Perhaps that’s the common problem of differences between church office holders and lay parishioners. But I suggest that in some cases there a more basic disagreements at the level of the office holder or “official.”
On the other hand, as an individual with an easily accessible and definitive set of writings, it is much easer to establish Singer’s “official” ethical positions. There is less scope for “cherry picking” and one can usually find suitable quotes to show Singer’s position on various ethical questions.
A problem with philosophical labels
In their criticisms of Singer religious apologists have a common habit of inferring an ethical position (and not find a specific quote) from their own biased understanding of ethical labels. Perhaps I have a thing about ideological and political labels, and I am sure Singer objects to their use less than I do. He does, after all, sometimes use descriptive ethical labels in his writings. However, I think some of the more extreme interpretations of Singer’s positions does not come from specific quotes or writings of Singer. Instead they come from the description of him as a proponent of “preference utilitarianism,” for example, and then inferring a specific ethical position – often relying on the commentators own hostile or simplistic understanding of the label’s meaning.
Fortunately Camosy relies on quotes from Singer’s writing to describe his ethical positions. Well, at least most of the time. He does slip into use of the “preference utilitarianism” label to ground an inference a few times. And they stood out to me – especially as Camosy himself is arguing towards the end of the book that Singer’s ideas are shifting. That “Singer is in the process of fudnamentally rethinking his preference utilitarianism.” Even more reason to avoid labels.

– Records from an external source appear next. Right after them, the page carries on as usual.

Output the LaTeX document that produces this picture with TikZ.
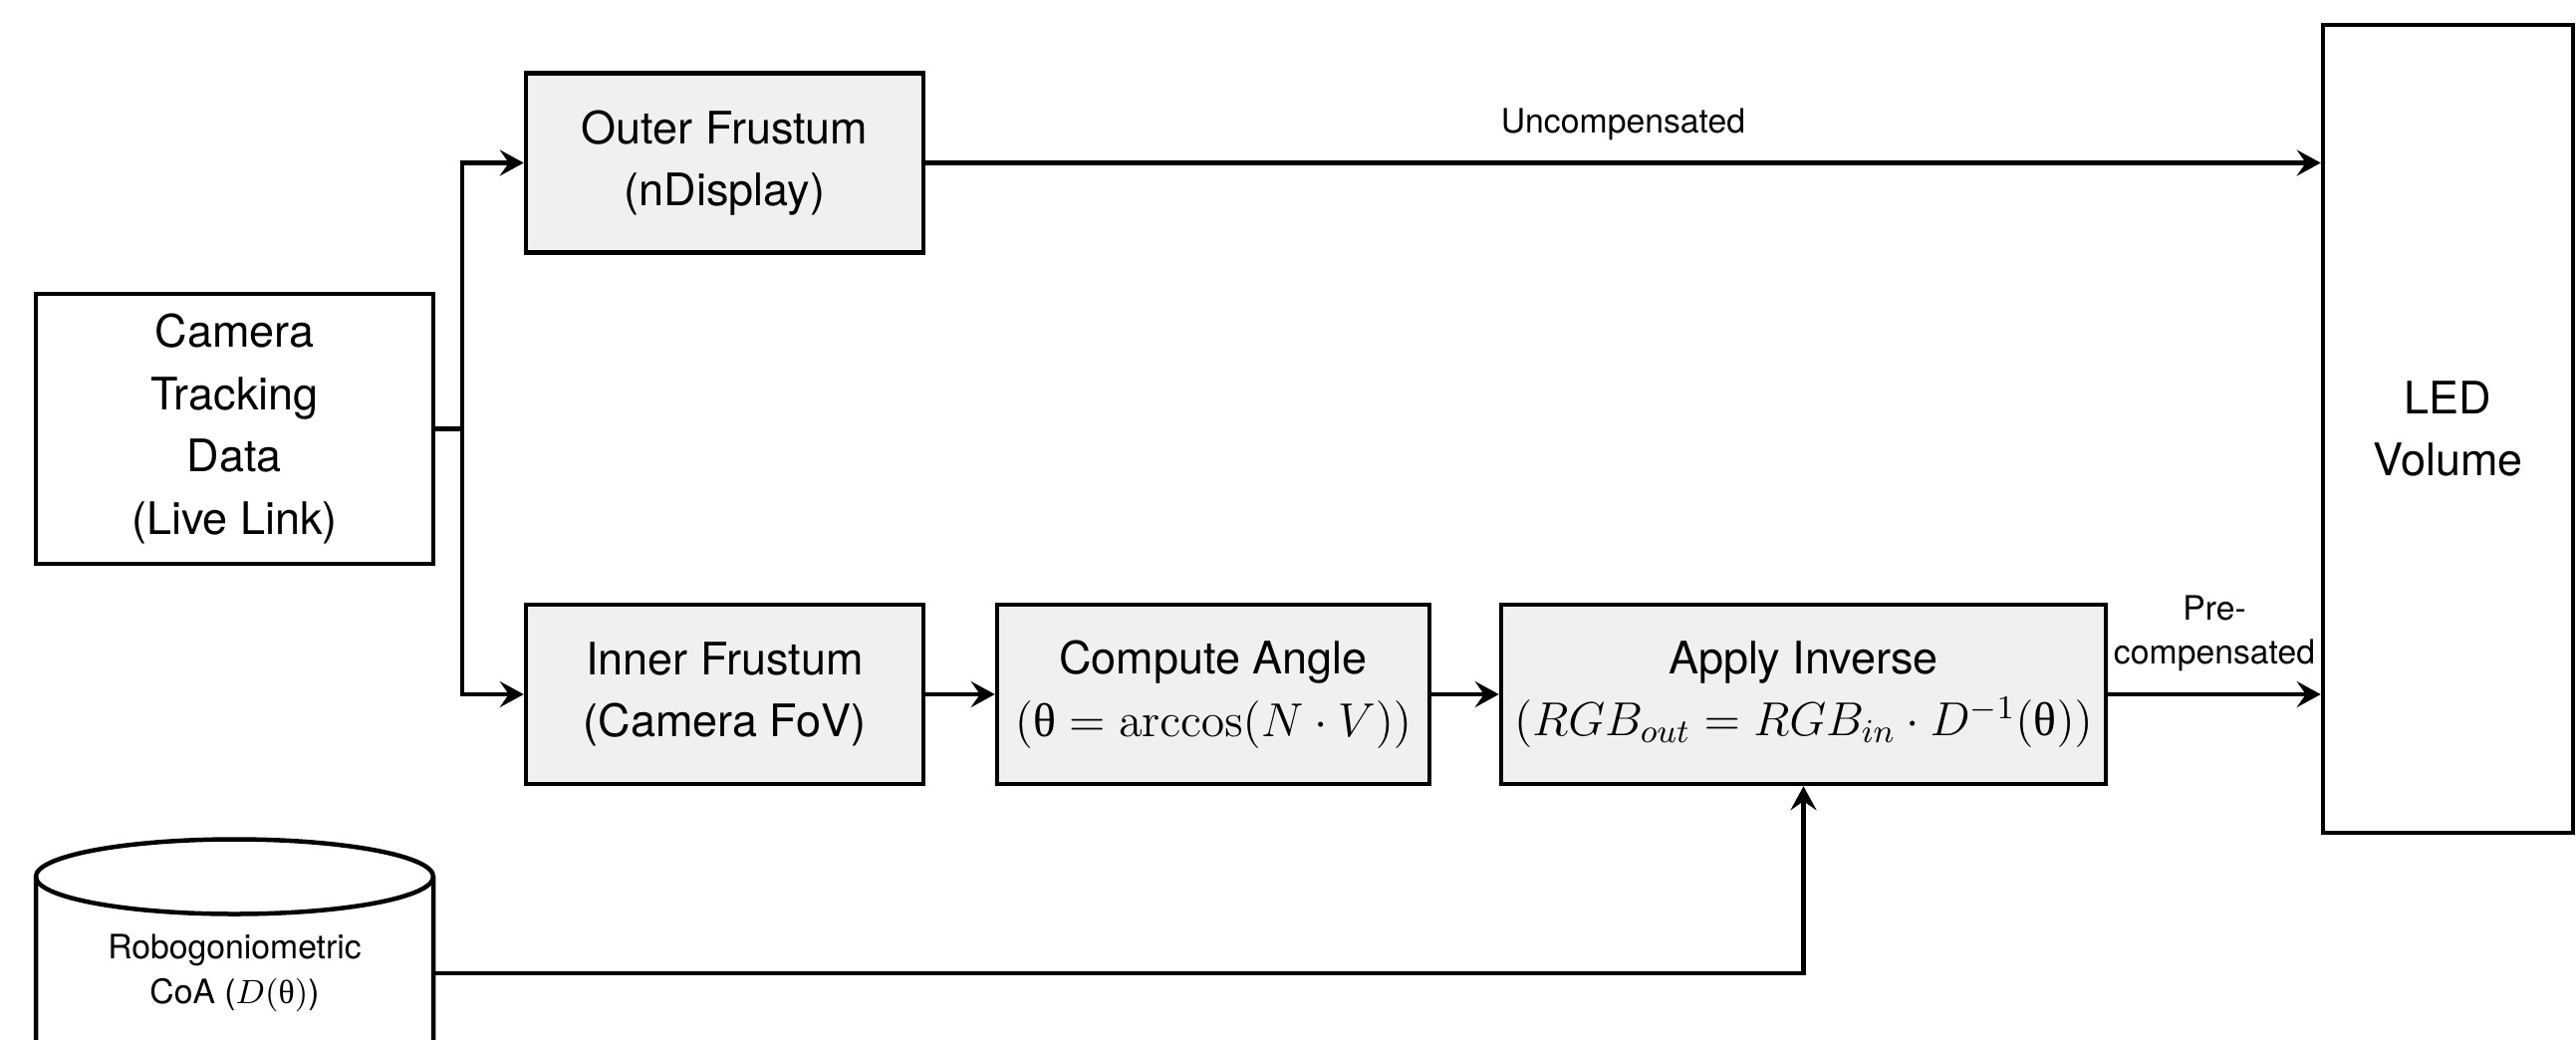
\RequirePackage{fix-cm}
\documentclass[tikz,border=0pt]{standalone}
\usepackage[no-math]{fontspec}
\setmainfont{TeX Gyre Heros}
\newfontfamily\grfont{Liberation Serif}
\usetikzlibrary{arrows.meta}
\definecolor{boxgray}{HTML}{F0F0F0}
\newcommand{\thangle}{\mbox{\grfont θ}}
\newcommand{\mathline}[1]{{\fontsize{13.6}{17.8}\selectfont$#1$}}

\begin{document}
\begin{tikzpicture}[x=0.1mm, y=-0.1mm,
  block/.style={draw=black, line width=0.45mm, fill=boxgray, align=center, inner sep=0pt,
    minimum height=18mm, font={\fontsize{12.8}{17.8}\selectfont}},
  plain/.style={block, fill=white},
  lbl/.style={inner sep=0pt, align=center, font={\fontsize{9.6}{12.6}\selectfont}},
  flow/.style={line width=0.42mm, -{Stealth[length=2.4mm, width=2.6mm, inset=0.9mm]}}]
% Frame
\useasboundingbox (0,0) rectangle (2586,1043);
\clip (0,0) rectangle (2586,1043);

% Blocks
\node[plain, minimum width=39.9mm, minimum height=27.1mm] (cam) at (235.5,430.5) {Camera\\Tracking\\Data\\(Live Link)};
\node[block, minimum width=39.9mm] (outer) at (727.5,163.5) {Outer Frustum\\(nDisplay)};
\node[block, minimum width=39.9mm] (inner) at (727.5,697) {Inner Frustum\\(Camera FoV)};
\node[block, minimum width=43.4mm] (angle) at (1218,697) {Compute Angle\\\mathline{(\thangle = \arccos\bigl(N\cdot V\bigr))}};
\node[block, minimum width=60.7mm] (apply) at (1810.5,697) {Apply Inverse\\\mathline{(RGB_{out} = RGB_{in}\cdot D^{-1}\bigl(\thangle\bigr))}};
\node[plain, minimum width=25.1mm, minimum height=81.1mm] (led) at (2457.5,430.5) {LED\\Volume};

% Database
\draw[line width=0.45mm, fill=white] (36,880) -- (36,1075)
  arc[start angle=180, end angle=360, x radius=19.95mm, y radius=3.75mm] -- (435,880)
  arc[start angle=0, end angle=180, x radius=19.95mm, y radius=3.75mm] -- cycle;
\draw[line width=0.45mm] (36,880) arc[start angle=180, end angle=360, x radius=19.95mm, y radius=3.75mm];
\node[lbl, minimum width=39.9mm, minimum height=27mm] (coa) at (235.5,977) {Robogoniometric\\CoA ($D(\thangle)$)};

% Links
\draw[flow] (cam.east) -- ++(27,0) |- (outer.west);
\draw[flow] (cam.east) -- ++(27,0) |- (inner.west);
\draw[flow] (outer.east) -- (outer.east -| led.west) node[lbl, midway, above=2.1mm] {Uncompensated};
\draw[flow] (inner.east) -- (angle.west);
\draw[flow] (angle.east) -- (apply.west);
\draw[flow] (apply.east) -- (apply.east -| led.west) node[lbl, midway, above=2.1mm] {Pre-\\compensated};
\draw[flow] (coa.east) -| (apply.south);
\end{tikzpicture}
\end{document}
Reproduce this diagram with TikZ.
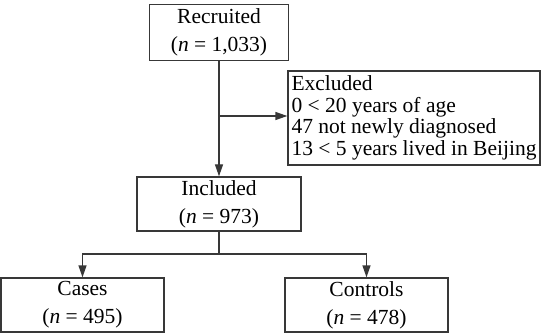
\documentclass[tikz,border=0pt]{standalone}
\usepackage{fontspec}
\setmainfont{Liberation Serif}
\usetikzlibrary{arrows.meta}
\begin{document}
\begin{tikzpicture}[x=1pt,y=-1pt,
  box/.style={draw=black!78,line width=1.3pt,rectangle,inner sep=0pt,align=center,
    font=\fontsize{21.5}{28}\selectfont},
  conn/.style={draw=black!78,line width=1.3pt},
  arr/.style={conn,-{Triangle[length=12pt,width=8pt]}}]
\useasboundingbox (0,0) rectangle (541,334);
\node[box,minimum width=139pt,minimum height=56pt] (rec) at (219,32.5) {Recruited\\(\textit{n} = 1,033)};
\node[box,minimum width=164pt,minimum height=54pt] (inc) at (219,204) {Included\\(\textit{n} = 973)};
\node[box,minimum width=163pt,minimum height=54pt] (cas) at (82.5,305) {Cases\\(\textit{n} = 495)};
\node[box,minimum width=163pt,minimum height=54pt] (con) at (366.5,305) {Controls\\(\textit{n} = 478)};
\node[box,align=left,minimum width=252pt,minimum height=94pt,font=\fontsize{21.5}{21.5}\selectfont] (exc) at (414,118)
  {Excluded\\0 < 20 years of age\\47 not newly diagnosed\\13 < 5 years lived in Beijing};
\coordinate (b) at (219,116);
\coordinate (j) at (219,254);
\draw[arr] (rec.south) -- (inc.north);
\draw[arr] (b) -- (b -| exc.west);
\draw[conn] (inc.south) -- (j);
\draw[arr] (j) -| (cas.north);
\draw[arr] (j) -| (con.north);
\end{tikzpicture}
\end{document}
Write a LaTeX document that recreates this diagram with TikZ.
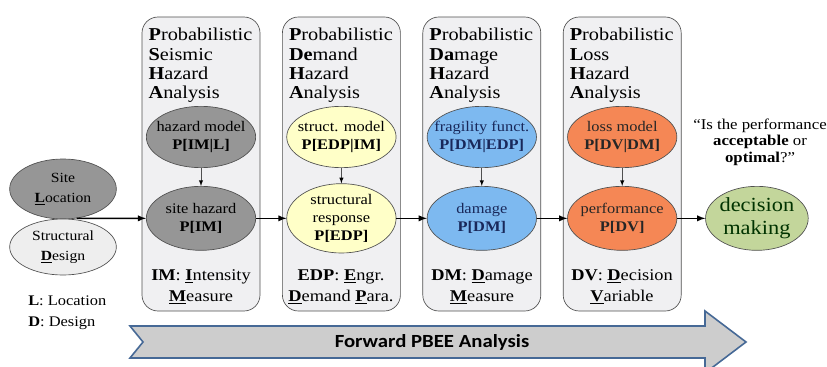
\documentclass[tikz,border=0pt]{standalone}
\usepackage{fontspec}
\setmainfont{Liberation Serif}[FakeStretch=1.12]
\newfontfamily\calibri{Carlito}[FakeStretch=1.12]
\usetikzlibrary{shapes.geometric}

\definecolor{boxfill}{RGB}{240,240,242}
\definecolor{boxline}{RGB}{80,80,80}
\definecolor{darkfill}{RGB}{150,150,150}
\definecolor{nodeline}{RGB}{80,80,80}
\definecolor{lightfill}{RGB}{238,238,238}
\definecolor{yellowfill}{RGB}{255,255,200}
\definecolor{bluefill}{RGB}{125,185,240}
\definecolor{bluetext}{RGB}{25,40,90}
\definecolor{orangefill}{RGB}{245,135,85}
\definecolor{greenfill}{RGB}{195,214,155}
\definecolor{arrowfill}{RGB}{205,205,205}
\definecolor{arrowline}{RGB}{70,105,150}

\newcommand{\ulb}[1]{\underline{\textbf{#1}}}

\begin{document}
\begin{tikzpicture}[x=0.75pt,y=-0.75pt,-,auto,node distance=105.3pt,
    stage node/.style={rectangle,rounded corners=12pt,draw=boxline,fill=boxfill,line width=0.5pt,minimum width=88.5pt,minimum height=220.5pt},
    title node/.style={anchor=north west,align=left,inner sep=0pt,font=\fontsize{13.6}{14.5}\selectfont},
    main node/.style={ellipse,draw=nodeline,line width=0.5pt,align=center,inner xsep=-10pt,inner ysep=-4pt,minimum width=82pt,minimum height=46pt,font=\fontsize{11}{13.5}\selectfont},
    gray node/.style={main node,fill=darkfill},
    light node/.style={main node,fill=lightfill},
    yellow node/.style={main node,fill=yellowfill},
    blue node/.style={main node,fill=bluefill,text=bluetext},
    orange node/.style={main node,fill=orangefill,text=black!85},
    green node/.style={main node,fill=greenfill,text=black!80!green},
    label node/.style={align=center,font=\fontsize{12.3}{15.5}\selectfont},
    flow/.style={-latex,line width=1.1pt},
    link/.style={-latex,line width=0.5pt,draw=nodeline}]
    \useasboundingbox (0,0) rectangle (827,367);

    \node[stage node] (3) at (201,164) {};
    \node[stage node] (4) [right of=3] {};
    \node[stage node] (5) [right of=4] {};
    \node[stage node] (6) [right of=5] {};

    \node[title node] (3a) at ([shift={(5pt,-8.5pt)}]3.north west) {\textbf{P}robabilistic\\\textbf{S}eismic\\\textbf{H}azard\\\textbf{A}nalysis};
    \node[title node] (4a) at ([shift={(5pt,-8.5pt)}]4.north west) {\textbf{P}robabilistic\\\textbf{De}mand\\\textbf{H}azard\\\textbf{A}nalysis};
    \node[title node] (5a) at ([shift={(5pt,-8.5pt)}]5.north west) {\textbf{P}robabilistic\\\textbf{Da}mage\\\textbf{H}azard\\\textbf{A}nalysis};
    \node[title node] (6a) at ([shift={(5pt,-8.5pt)}]6.north west) {\textbf{P}robabilistic\\\textbf{L}oss\\\textbf{H}azard\\\textbf{A}nalysis};

    \node[gray node] (7) at (201,137) {hazard model\\\textbf{P[IM|L]}};
    \node[gray node,minimum height=48pt] (8) [below of=7,node distance=61pt] {site hazard\\\textbf{P[IM]}};
    \node[yellow node] (9) [right of=7] {struct. model\\\textbf{P[EDP|IM]}};
    \node[yellow node,minimum height=52pt] (10) [right of=8] {structural\\response\\\textbf{P[EDP]}};
    \node[blue node] (11) [right of=9] {fragility funct.\\\textbf{P[DM|EDP]}};
    \node[blue node,minimum height=48pt] (12) [right of=10] {damage\\\textbf{P[DM]}};
    \node[orange node] (13) [right of=11] {loss model\\\textbf{P[DV|DM]}};
    \node[orange node,minimum height=48pt] (14) [right of=12] {performance\\\textbf{P[DV]}};
    \node[green node,minimum width=77pt,minimum height=48pt,inner ysep=-5pt,font=\fontsize{15}{17}\selectfont] (15) [right of=14,node distance=101pt] {decision\\making};

    \node[gray node,minimum width=80pt,minimum height=45pt,font=\fontsize{10.5}{15}\selectfont] (1) at (63,189) {Site\\\ulb{L}ocation};
    \node[light node,minimum width=80pt,minimum height=42pt,font=\fontsize{10.5}{15}\selectfont] (2) at (63,247) {Structural\\\ulb{D}esign};

    \node[label node] (3b) at (201,287) {\textbf{IM}: \ulb{I}ntensity\\\ulb{M}easure};
    \node[label node] (4b) at (341,287) {\textbf{EDP}: \ulb{E}ngr.\\\ulb{D}emand \ulb{P}ara.};
    \node[label node] (5b) at (482,287) {\textbf{DM}: \ulb{D}amage\\\ulb{M}easure};
    \node[label node] (6b) at (622,287) {\textbf{DV}: \ulb{D}ecision\\\ulb{V}ariable};

    \node[anchor=north west,align=left,inner sep=0pt,font=\fontsize{11}{15.5}\selectfont] (16) at (28,296) {\textbf{L}: Location\\\textbf{D}: Design};
    \node[align=center,font=\fontsize{11.25}{12.5}\selectfont] (17) at (760,142) {“Is the performance\\\textbf{acceptable} or\\\textbf{optimal}?”};

    \path[link]
        (7) edge (8)
        (9) edge (10)
        (11) edge (12)
        (13) edge (14);

    \path[flow]
        (1.-65) edge (8)
        (8) edge (10)
        (10) edge (12)
        (12) edge (14)
        (14) edge (15);

    \draw[draw=arrowline,fill=arrowfill,line width=1.2pt,line join=miter]
        (130,326) -- (705,326) -- (705,311) -- (746,342) -- (705,373)
        -- (705,358) -- (130,358) -- (143,342) -- cycle;
    \node[font=\calibri\bfseries\fontsize{13.9}{15}\selectfont] (18) at (432,342) {Forward PBEE Analysis};
\end{tikzpicture}
\end{document}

I believe this book will be very useful to anyone interested in Singer’s ethical philosophy, especially comparing it with that of the Church. Camosy relies mostly on direct quotations from Singer’s writings so the book provides a useful summary of his ideas, particularly in the 5 areas mentioned. In fact, there may be more disagreements among Catholics on Camosy’s description of Catholic ethical positions. A curse of the “rich tradition” perhaps.
It should help correct some of the misunderstandings that Christians have about Singer’s ideas – if only they are open-minded enough to read books like this. I hope their approach top a book by a Catholic ethicist is more sympathetic that their approach to the original writings of Singer.
Considering the ideological differences between singer and the Catholic Church I think Camosy has done his job well. I can excuse him the few lapses that my sensitivities have identified.
And I think Camosy’s identification of the possibilities of common action between supporters of Singer and the Catholic Church is very useful. Dare I hope that the church can be open to these possibilities in the future?